All of the tacos were splendid. Here’s how I rank them, although they’re not separated by much.

  1. The carnitas managed to be moist and have some crispy bits mixed in. The pork was lean and just the right level of chewy.
  2. Similarly, the carne asada had small chunks of chicken that were grilled a light brown on the outside but stayed moist and succulent within.
  3. No complaints about the tinga. I simply liked it slightly less than the other two. (If I’m nitpicking, the shredded chicken may have been a tad chewier than I prefer.)

The tortillas had a subtle corn taste that blended well with the other ingredients. They were thin and did tend to fall apart, though. But — I … did … not … care.

Chinelos eschewed the shmear of sour cream you get in most Mexican restaurants. The green tomatillo sauce was divine, providing a tinge of spicy heat for some bonus zip. It this stuff were available in bottles, I’m in for a case.

GUAC N’ CHEESE MEXICAN GRILL

As we approached at 6 p.m. Wednesday, our jackets zipped and me sporting a fedora, the place’s exterior looked invitingly festive. Guac n’ Cheese, which opened in late October, is tucked into a coworking space on 8th Street between Central and 1st Avenue North. The flagship restaurant opened in South Tampa in 2019.

Two guys leaned over the long bar that occupied the left side of the narrow(ish) space.
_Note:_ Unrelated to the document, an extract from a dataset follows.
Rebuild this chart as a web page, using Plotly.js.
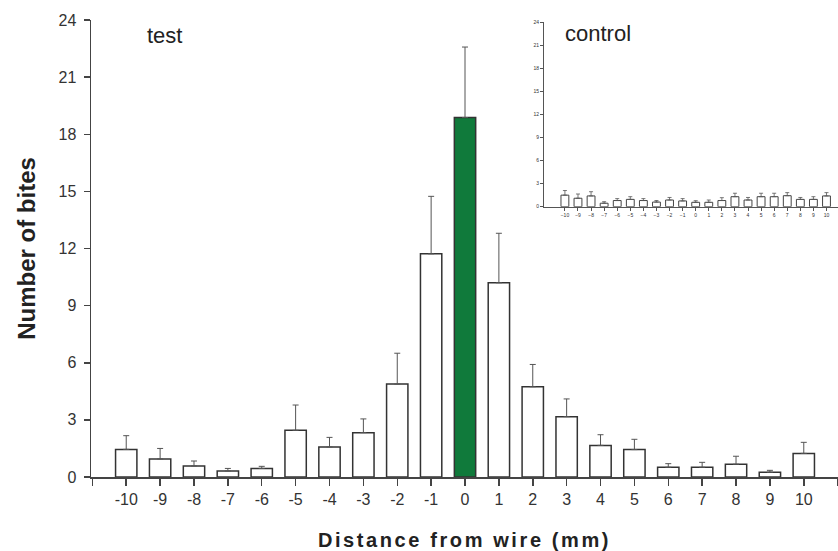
<!DOCTYPE html>
<html>
<head>
<meta charset="utf-8">
<script src="https://cdn.plot.ly/plotly-3.0.0.min.js"></script>
<style>
  html, body { margin: 0; padding: 0; background: #fff; }
  #chart { width: 838px; height: 551px; }
</style>
</head>
<body>
<div id="chart"></div>
<script>
// ---- data ----
const distances = [-10, -9, -8, -7, -6, -5, -4, -3, -2, -1, 0, 1, 2, 3, 4, 5, 6, 7, 8, 9, 10];
const testMeans = [1.45, 0.95, 0.58, 0.32, 0.45, 2.45, 1.58, 2.33, 4.88, 11.72, 18.88, 10.2, 4.74, 3.17, 1.66, 1.44, 0.51, 0.51, 0.67, 0.25, 1.24];
const testErr   = [0.72, 0.55, 0.26, 0.13, 0.11, 1.33, 0.50, 0.72, 1.62, 3.02, 3.70, 2.60, 1.17, 0.93, 0.56, 0.54, 0.19, 0.26, 0.42, 0.10, 0.58];
const controlMeans = [1.5, 1.1, 1.4, 0.45, 0.8, 0.95, 0.8, 0.6, 0.87, 0.75, 0.57, 0.57, 0.8, 1.3, 0.87, 1.3, 1.3, 1.43, 0.95, 0.95, 1.4];
const controlErr   = [0.6, 0.55, 0.55, 0.2, 0.25, 0.35, 0.25, 0.2, 0.33, 0.3, 0.21, 0.3, 0.37, 0.45, 0.33, 0.45, 0.45, 0.4, 0.25, 0.35, 0.43];
const mainTickVals   = [-11, -10, -9, -8, -7, -6, -5, -4, -3, -2, -1, 0, 1, 2, 3, 4, 5, 6, 7, 8, 9, 10, 11];
const mainTickLabels = ['', '-10', '-9', '-8', '-7', '-6', '-5', '-4', '-3', '-2', '-1', '0', '1', '2', '3', '4', '5', '6', '7', '8', '9', '10', ''];
const highlightDistance = 0;

const GREEN = '#107a3b';
const FONT = 'Liberation Sans, Arial, Helvetica, sans-serif';
const zeros = distances.map(() => 0);

const mainTrace = {
  type: 'bar',
  x: distances,
  y: testMeans,
  width: 0.63,
  marker: {
    color: distances.map(d => d === highlightDistance ? GREEN : '#ffffff'),
    line: { color: '#333333', width: 1.5 }
  },
  error_y: {
    type: 'data', symmetric: false, array: testErr, arrayminus: zeros,
    color: '#555555', thickness: 1, width: 3
  },
  hoverinfo: 'x+y',
  showlegend: false
};

const insetTrace = {
  type: 'bar',
  x: distances,
  y: controlMeans,
  xaxis: 'x2',
  yaxis: 'y2',
  width: 0.6,
  marker: { color: '#ffffff', line: { color: '#444444', width: 1 } },
  error_y: {
    type: 'data', symmetric: false, array: controlErr, arrayminus: zeros,
    color: '#555555', thickness: 0.8, width: 2
  },
  hoverinfo: 'x+y',
  showlegend: false
};

const layout = {
  width: 838,
  height: 551,
  margin: { l: 91, r: 0, t: 20, b: 74, pad: 0 },
  paper_bgcolor: '#ffffff',
  plot_bgcolor: 'rgba(0,0,0,0)',
  font: { family: FONT, color: '#333333' },
  bargap: 0,
  xaxis: {
    domain: [0, 1],
    range: [-11.04, 11.01],
    tickmode: 'array',
    tickvals: mainTickVals,
    ticktext: mainTickLabels,
    ticks: 'outside', ticklen: 7, tickwidth: 1.5, tickcolor: '#444444',
    showline: true, linecolor: '#444444', linewidth: 1.5,
    showgrid: false, zeroline: false,
    tickfont: { family: FONT, size: 16, color: '#333333' },
    title: { text: 'Distance from wire (mm)', font: { family: FONT, size: 20, weight: 'bold', color: '#222222' }, standoff: 26 }
  },
  yaxis: {
    domain: [0, 1],
    range: [0, 24],
    tickmode: 'linear', tick0: 0, dtick: 3,
    ticks: 'outside', ticklen: 6, tickwidth: 1.5, tickcolor: '#444444',
    showline: true, linecolor: '#444444', linewidth: 1.5,
    showgrid: false, zeroline: false,
    tickfont: { family: FONT, size: 16, color: '#333333' },
    ticklabelstandoff: 4,
    title: { text: 'Number of bites', font: { family: FONT, size: 24, weight: 'bold', color: '#222222' }, standoff: 16 }
  },
  xaxis2: {
    domain: [0.6064, 1],
    anchor: 'y2',
    range: [-11.6, 10.88],
    tickmode: 'array',
    tickvals: distances,
    ticks: 'outside', ticklen: 3, tickwidth: 1, tickcolor: '#555555',
    showline: true, linecolor: '#555555', linewidth: 1,
    showgrid: false, zeroline: false,
    tickfont: { family: FONT, size: 5, color: '#333333' }
  },
  yaxis2: {
    domain: [0.5915, 0.995],
    anchor: 'x2',
    range: [0, 24],
    tickmode: 'linear', tick0: 0, dtick: 3,
    ticks: 'outside', ticklen: 3, tickwidth: 1, tickcolor: '#555555',
    showline: true, linecolor: '#555555', linewidth: 1,
    showgrid: false, zeroline: false,
    tickfont: { family: FONT, size: 5, color: '#333333' }
  },
  annotations: [
    { text: 'test', xref: 'paper', yref: 'paper', x: 0.0723, y: 0.965, xanchor: 'left', yanchor: 'middle',
      showarrow: false, font: { family: FONT, size: 22, color: '#222222' } },
    { text: 'control', xref: 'paper', yref: 'paper', x: 0.6325, y: 0.97, xanchor: 'left', yanchor: 'middle',
      showarrow: false, font: { family: FONT, size: 22, color: '#222222' } }
  ]
};

Plotly.newPlot('chart', [mainTrace, insetTrace], layout, { displayModeBar: false, staticPlot: true }).then(() => {
  const xt = document.querySelector('.g-xtitle text');
  if (xt) xt.style.letterSpacing = '2.6px';
});
</script>
</body>
</html>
Guac’s ambience is considerably more refined than Chinelos’s

Business was slow and the space was quiet. Four of us sat at a table next to the front window. Our server was efficient and unintrusive, almost stealthy. Instead of hollering to the kitchen, he punched our orders into a tablet.
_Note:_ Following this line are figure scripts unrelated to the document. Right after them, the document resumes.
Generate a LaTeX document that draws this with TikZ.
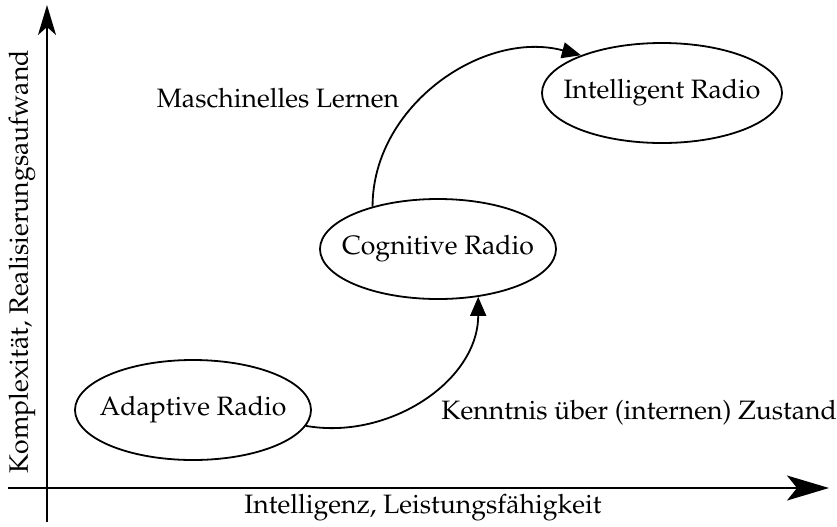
\documentclass[tikz,border=0pt]{standalone}
\usepackage[T1]{fontenc}
\usepackage{mathpazo}
\usetikzlibrary{shapes.geometric,arrows.meta}
\tikzset{
  radio/.style={draw, ellipse, line width=0.9pt, inner sep=0pt,
    minimum width=118pt, minimum height=50pt, label={[lbl]center:#1}},
  axis/.style={line width=0.9pt},
  flow/.style={line width=0.9pt, -{Triangle[length=9.5pt,width=8pt]}},
  lbl/.style={inner sep=0pt},
}
\begin{document}
\begin{tikzpicture}[x=0.5pt,y=-0.5pt,font=\fontsize{13.3}{16}\selectfont]
\useasboundingbox (0,0) rectangle (837,526);
% axes
\coordinate (yb) at (47,522);
\coordinate (yt) at (47,5);
\coordinate (xl) at (8,488);
\coordinate (xr) at (829,488);
\draw[axis,-{Stealth[length=15pt,width=9pt,inset=4pt]}] (yb) -- (yt);
\draw[axis,-{Stealth[length=21pt,width=12.5pt,inset=5pt]}] (xl) -- (xr);
\node[lbl,rotate=90] (ylab) at (22,262) {Komplexit\"at, Realisierungsaufwand};
\node[lbl] (xlab) at (423,508) {Intelligenz, Leistungsf\"ahigkeit};
% stages
\node[radio=Adaptive Radio] (ad) at (193,410) {};
\node[radio=Cognitive Radio] (cg) at (438,249) {};
\node[radio=Intelligent Radio,minimum width=120pt] (ir) at (662,93) {};
% transitions
\draw[flow] (ad.-8) to[out=-10,in=-90] (cg.-50);
\draw[flow] (cg.147) to[out=90,in=165] (ir.155);
\node[lbl] (ml) at (278,98) {Maschinelles Lernen};
\node[lbl,anchor=west] (kz) at (441,413) {Kenntnis \"uber (internen) Zustand};
\end{tikzpicture}
\end{document}
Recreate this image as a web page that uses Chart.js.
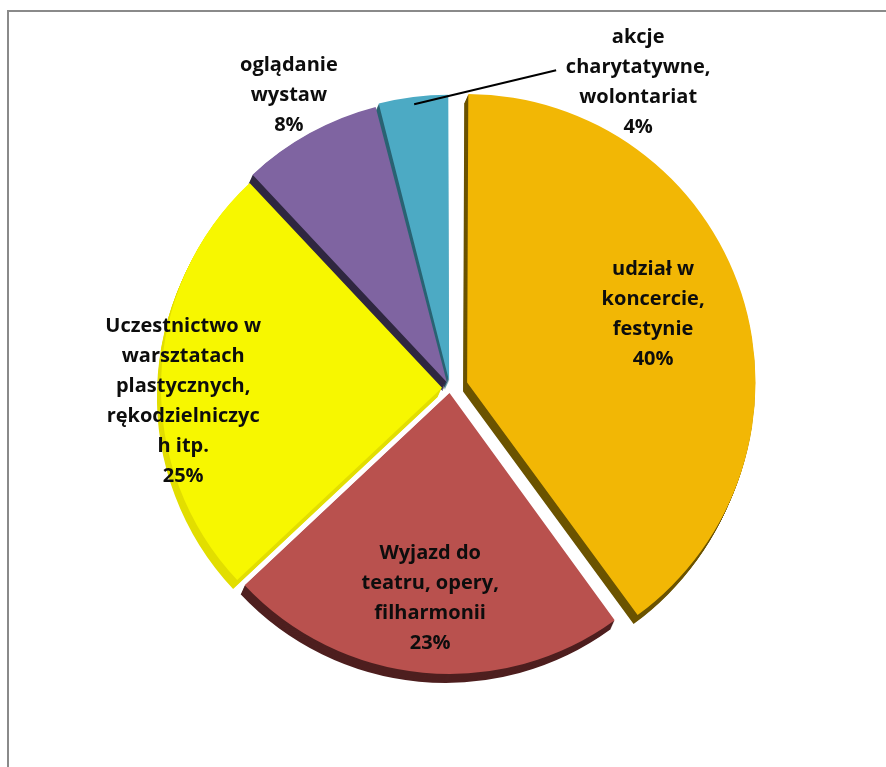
<!DOCTYPE html>
<html>
<head>
<meta charset="utf-8">
<script src="https://cdn.jsdelivr.net/npm/chart.js@4.4.1/dist/chart.umd.min.js"></script>
<style>
  html, body { margin: 0; padding: 0; background: #fff; overflow: hidden; }
  #wrap { position: relative; width: 886px; height: 767px; }
  #frame { position: absolute; left: 7px; top: 10px; width: 920px; height: 820px; border: 2px solid #8a8a8a; }
  #chart { position: absolute; left: 0; top: 0; }
</style>
</head>
<body>
<div id="wrap">
  <div id="frame"></div>
  <canvas id="chart" width="886" height="767"></canvas>
</div>
<script>
// categories (label lines as in the picture)
var categories = [
  ['udział w', 'koncercie,', 'festynie'],
  ['Wyjazd do', 'teatru, opery,', 'filharmonii'],
  ['Uczestnictwo w', 'warsztatach', 'plastycznych,', 'rękodzielniczyc', 'h itp.'],
  ['oglądanie', 'wystaw'],
  ['akcje', 'charytatywne,', 'wolontariat']
];
var values = [40, 23, 25, 8, 4];

var faceColors = ['#F2B705', '#B9514E', '#F7F700', '#7F64A1', '#4CAAC4'];
var sideColors = ['#6B5300', '#4E1F1F', '#E2DE00', '#2F2740', '#2A6373'];
var explode    = [72, 20, 32, 26, 28];   // arc offset (Chart.js draws offset/4)

// label placement: fraction of radius along the slice bisector, plus a nudge
var labelPlace = [
  { r: 0.76, dy: -8 },
  { r: 0.75, dy: 0 },
  { r: 0.95, dy: 22 },
  { r: 1.19, dy: 0 },
  { callout: true }
];

var FONT = 'bold 20px "Open Sans", "Noto Sans", sans-serif';
var LINE_H = 30;
var DEPTH = 9;

function sideArc(el, color) {
  // same arc geometry, plain options with side colour
  var fake = Object.create(el);
  var o = el.options;
  fake.options = {
    offset: o.offset, spacing: o.spacing, circular: o.circular,
    borderAlign: o.borderAlign, borderRadius: 0, borderWidth: 0,
    borderColor: color, backgroundColor: color,
    borderJoinStyle: o.borderJoinStyle, borderDash: [], borderDashOffset: 0
  };
  return fake;
}

var extrude = {
  id: 'extrude',
  beforeDatasetsDraw: function (chart) {
    var ctx = chart.ctx;
    var arcs = chart.getDatasetMeta(0).data;
    for (var k = DEPTH; k >= 1; k--) {
      ctx.save();
      ctx.translate(-0.45 * k, k);
      arcs.forEach(function (el, i) {
        var f = sideArc(el, sideColors[i]);
        el.draw.call(f, ctx);
      });
      ctx.restore();
    }
  }
};

var pieLabels = {
  id: 'pieLabels',
  afterDatasetsDraw: function (chart) {
    var ctx = chart.ctx;
    var arcs = chart.getDatasetMeta(0).data;
    var total = values.reduce(function (a, b) { return a + b; }, 0);
    ctx.save();
    ctx.font = FONT;
    ctx.fillStyle = '#0d0d0d';
    ctx.textAlign = 'center';
    ctx.textBaseline = 'middle';
    arcs.forEach(function (el, i) {
      var p = el.getProps(['x', 'y', 'startAngle', 'endAngle', 'outerRadius'], true);
      var mid = (p.startAngle + p.endAngle) / 2;
      var lines = categories[i].concat([Math.round(values[i] / total * 100) + '%']);
      var place = labelPlace[i];
      var cx, cy;
      if (place.callout) {
        var sx = p.x + Math.cos(mid) * (p.outerRadius + 5);
        var sy = p.y + Math.sin(mid) * (p.outerRadius + 5);
        var ex = sx + 142, ey = sy - 34;
        ctx.strokeStyle = '#000';
        ctx.lineWidth = 2;
        ctx.beginPath();
        ctx.moveTo(sx, sy);
        ctx.lineTo(ex, ey);
        ctx.stroke();
        cx = ex + 82;
        cy = ey + 12;
      } else {
        cx = p.x + Math.cos(mid) * p.outerRadius * place.r;
        cy = p.y + Math.sin(mid) * p.outerRadius * place.r + place.dy;
      }
      var top = cy - (lines.length - 1) * LINE_H / 2;
      lines.forEach(function (t, j) {
        ctx.fillText(t, cx, top + j * LINE_H);
      });
    });
    ctx.restore();
  }
};

new Chart(document.getElementById('chart'), {
  type: 'pie',
  data: {
    labels: categories,
    datasets: [{
      data: values,
      backgroundColor: faceColors,
      borderWidth: 0,
      offset: explode
    }]
  },
  options: {
    responsive: false,
    animation: false,
    radius: 281,
    layout: { padding: { left: 14, right: 0, top: 9, bottom: 0 } },
    plugins: {
      legend: { display: false },
      tooltip: { enabled: false }
    }
  },
  plugins: [extrude, pieLabels]
});
</script>
</body>
</html>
No splitsies tonight, either. I got the Tacos ($14.99), a platter of three in the same combination as that of Chinelos, with beans and rice, and a Negro Model draft ($7). (The eatery also offered soft wheat tortillas and hard shells.)

Appearance

As expected, Guac’s pesentation was more polished than the one at Chinelos, with each taco nestled in its own slot and sprinkled with shredded cheese. There was sour cream on the plate, but, at my request, our server also brought me tiny containers of red and green sauce.

Texture and Taste

By any measure, this was a first-rate plate of tacos — without the rustic authenticity of the competition’s, but tasty through and through. I won’t rank them — I’ve kept you long enough — although I slightly favored the carne asada.

I knifed on some sour cream, then caught myself and remembered the sauces. They were first-rate, the green nosing out the red.
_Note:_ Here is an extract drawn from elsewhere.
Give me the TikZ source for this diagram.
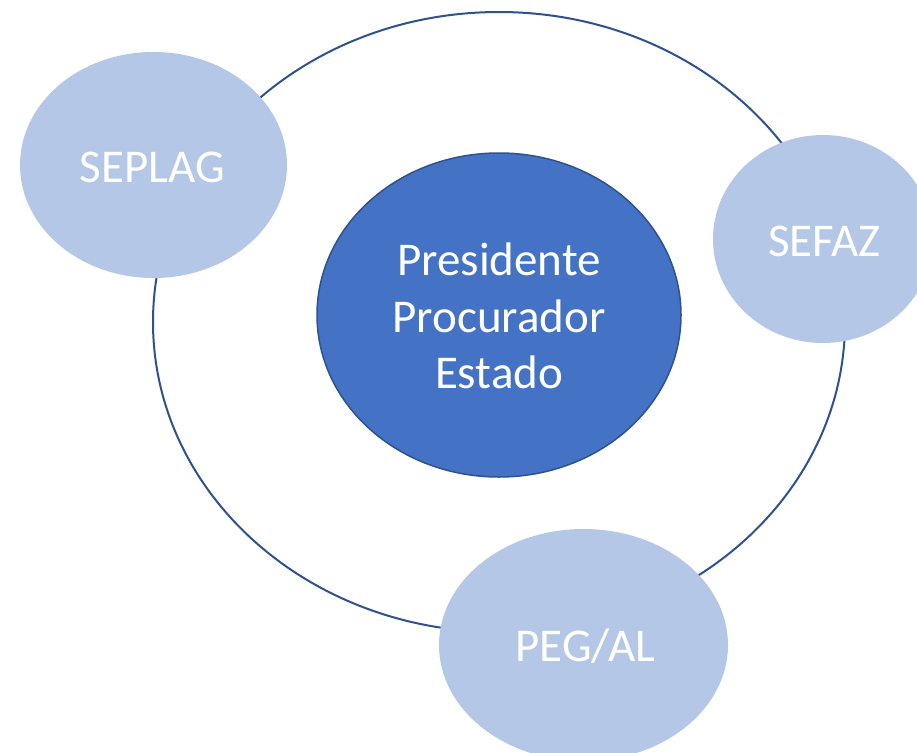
\documentclass[tikz,border=0pt]{standalone}
\usepackage{fontspec}
\setmainfont{Carlito}
\usetikzlibrary{shapes.geometric}
\definecolor{ringc}{HTML}{2F528F}
\definecolor{mainc}{HTML}{4472C4}
\definecolor{satc}{HTML}{B4C7E7}
\tikzset{
  sat/.style={ellipse, fill=satc, draw=none, inner sep=0pt},
  lbl/.style={text=white, anchor=base, inner sep=0pt, font=\fontsize{47}{56}\selectfont},
  mainlbl/.style={lbl, font=\fontsize{47}{57}\selectfont},
}
\begin{document}
\begin{tikzpicture}[x=1pt,y=-1pt]
\useasboundingbox (0,0) rectangle (917,752);
\clip (0,0) rectangle (917,752);
\fill[white] (0,0) rectangle (917,752);
\node[ellipse, draw=ringc, line width=2pt, minimum width=692pt, minimum height=620pt, inner sep=0pt] (ring) at (499,322) {};
\node[sat, minimum width=267pt, minimum height=226pt] (seplag) at (153.5,165) {};
\node[sat, minimum width=220pt, minimum height=208pt] (sefaz) at (823,239) {};
\node[sat, minimum width=289pt, minimum height=232pt] (peg) at (583.5,645) {};
\node[ellipse, fill=mainc, draw=ringc, line width=1.5pt, minimum width=364pt, minimum height=324pt, inner sep=0pt] (pres) at (499,315) {};
\node[lbl] (tseplag) at (152.5,182) {SEPLAG};
\node[lbl] (tsefaz) at (824.5,256) {SEFAZ};
\node[lbl] (tpeg) at (585.5,661) {PEG/AL};
\node[mainlbl] (t1) at (499,275) {Presidente};
\node[mainlbl] (t2) at (499,332) {Procurador};
\node[mainlbl] (t3) at (499,388) {Estado};
\end{tikzpicture}
\end{document}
The white corn tortillas, with an understated flavor, were firmer than those at Chinelos, making the tacos more tidy to eat. The viscous refried beans poured luxuriantly over the yellow rice, making for a sultry blend.

It was an ample meal, but I easily cleaned the plate.

And the Winner of the Titanic Taco Tussle (Soft Shell Edition) Is …

Chinelos Tacqueria.

As the talking heads on sports debate shows like to say, no disrespect to Guac n’ Cheese but Chinelos’s tacos were that good. They rank with the best I’ve ever had. And the place’s ramshackle energy made for a fun, quirky experience.

But Guac n’ Cheese was no distant second. It’s close to home and I’ll gladly go back. And if you’re doing a first-time dinner with a couple, and the spouses have never met, and you want a comfortable place the allows for lively conversation, Guac is probably the better bet. One caveat: I can’t say what the place is like when it’s busy.

Bonus bit: The reason I grew up on hard shell tacos is because they’re an American invention. The cripsy, U-shaped casings were developed by Mexican-American restaurateurs in the 1940s. They became the standard throughout most of America with the spread of Taco Bell, which was founded in California in 1962.